Avatar for northwestwanderer
iVillage Member
Registered: 03-26-2003
Tue, 10-19-2004 - 1:54pm
You wrote:

"I keep telling myself, he knows how much I love him and that I want to be together so if he wants that he will come back, so I need to just move on with my life and if it happens then great."

That is exactly right, and you need to keep telling yourself that when you want to call him. A man who decides that you are the woman he wants to be with will *move mountains* to be with you. Remember that.

Sheri

iVillage Member
Registered: 09-04-2004
Tue, 10-19-2004 - 2:17pm
my ex told me he "wanted to be friends" right before he stopped talking to me... this is something that they say to make them feel better ...not you ..and if they do want to be friends they mean to say " let's be friends someday".....don't lower yourself by calling you will look desperate and like you can't live without him... i have learned that my ex needs to see if he can live without me...if he thinks the grass is so much greener on the other side then let him graze but he will never be sure that i will be here waiting and neither should your boyfriend..YES they will go on with their lives no matter what you do.........if he decides he wants to see someone else nothing you do will change his mind...that is something that only they can decide for themselves.. it's better to know that they want you back because they miss you not because they feel sorry for you
Avatar for northwestwanderer
iVillage Member
Registered: 03-26-2003
Tue, 10-19-2004 - 2:31pm
I'm not sure why you are disagreeing with my post; I didn't suggest that she call him or try to be friends with him, quite the opposite.

Sheri

iVillage Member
Registered: 10-10-2004
Tue, 10-19-2004 - 2:51pm
Hi there! I feel that if you this desperate and you can't function in your normal every day life because he left you, than it is time to seek professional help to help you find out why you behaving in this unhealthy way.

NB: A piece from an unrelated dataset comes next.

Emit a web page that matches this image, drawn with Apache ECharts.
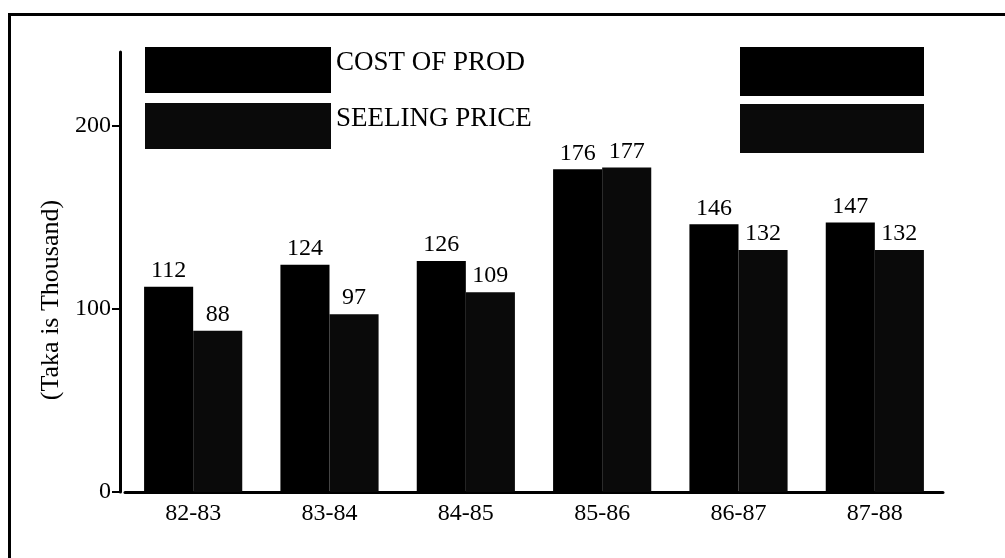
<!DOCTYPE html>
<html>
<head>
<meta charset="utf-8">
<script src="https://cdn.jsdelivr.net/npm/echarts@6/dist/echarts.min.js"></script>
<style>
html,body{margin:0;padding:0;background:#fff;}
#chart{width:1005px;height:558px;}
</style>
</head>
<body>
<div id="chart"></div>
<script>
const categories = ['82-83', '83-84', '84-85', '85-86', '86-87', '87-88'];
const costOfProd = [112, 124, 126, 176, 146, 147];
const sellingPrice = [88, 97, 109, 177, 132, 132];
const yTicks = [0, 100, 200];
const seriesNames = ['COST OF PROD', 'SEELING PRICE'];

const serif = 'Liberation Serif, Times New Roman, serif';
const chart = echarts.init(document.getElementById('chart'));
chart.setOption({
  backgroundColor: '#fff',
  animation: false,
  textStyle: { fontFamily: serif, color: '#000' },
  graphic: [{
    type: 'rect', left: 7, top: 12, silent: true,
    shape: { width: 1100, height: 700 },
    style: { fill: 'none', stroke: '#000', lineWidth: 3 }
  }],
  legend: [{
    data: seriesNames, orient: 'vertical', left: 145, top: 47, padding: 0,
    icon: 'rect', itemWidth: 186, itemHeight: 46, itemGap: 10,
    formatter: '{a|{name}}',
    textStyle: {
      fontFamily: serif, fontSize: 27, color: '#000',
      rich: { a: { fontFamily: serif, fontSize: 27, color: '#000', padding: [0, 0, 14, 0] } }
    }
  }, {
    data: seriesNames, orient: 'vertical', left: 740, top: 47, padding: 0,
    icon: 'rect', itemWidth: 184, itemHeight: 49, itemGap: 8,
    formatter: () => '', selectedMode: false
  }],
  grid: { left: 125, right: 62, top: 52, bottom: 66, containLabel: false },
  xAxis: {
    type: 'category', data: categories,
    axisLine: { lineStyle: { color: '#000', width: 3 } },
    axisTick: { show: false },
    axisLabel: { fontFamily: serif, fontSize: 24, color: '#000', margin: 10 }
  },
  yAxis: {
    type: 'value', min: 0, max: 240, interval: 100, offset: 5,
    name: '(Taka is Thousand)', nameLocation: 'middle', nameRotate: 90, nameGap: 56,
    nameTextStyle: { fontFamily: serif, fontSize: 26, color: '#000', padding: [0, 56, 0, 0] },
    axisLine: { show: true, lineStyle: { color: '#000', width: 3 } },
    axisTick: { show: true, length: 8, customValues: yTicks, lineStyle: { color: '#000', width: 2 } },
    axisLabel: { fontFamily: serif, fontSize: 24, color: '#000', margin: 9, customValues: yTicks },
    splitLine: { show: false }
  },
  series: [{
    name: seriesNames[0], type: 'bar', data: costOfProd,
    barGap: '0%', barCategoryGap: '28%',
    itemStyle: { color: '#000' },
    label: { show: true, position: 'top', fontFamily: serif, fontSize: 24, color: '#000', distance: 4 }
  }, {
    name: seriesNames[1], type: 'bar', data: sellingPrice,
    itemStyle: { color: '#0a0a0a' },
    label: { show: true, position: 'top', fontFamily: serif, fontSize: 24, color: '#000', distance: 4 }
  }]
});
</script>
</body>
</html>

You are behaving extremely codependant.

If someone does not want to be with you, that is ok for them and should be ok for you. It is time to move on and be happy in life without him. Your life should not be defined around him or anyone else.

I know you may not want to accept this however it is the way it is. He will never come back to someone who behaves this sick( sick as in, you can't do your job or function without him). I am sorry for my harsh words however I feel you must have reality.

This is not about him but all about you...............after you get some help working on YOU maybe, maybe than you be ready for a healthy relationship.

Take care of yourself and think about what I said on here! God Bless You!

iVillage Member
Registered: 10-10-2004
Tue, 10-19-2004 - 3:44pm
I just like to add that I do understand how you feel and I am sensitive to your pain. We all had pain of someloss one way or another.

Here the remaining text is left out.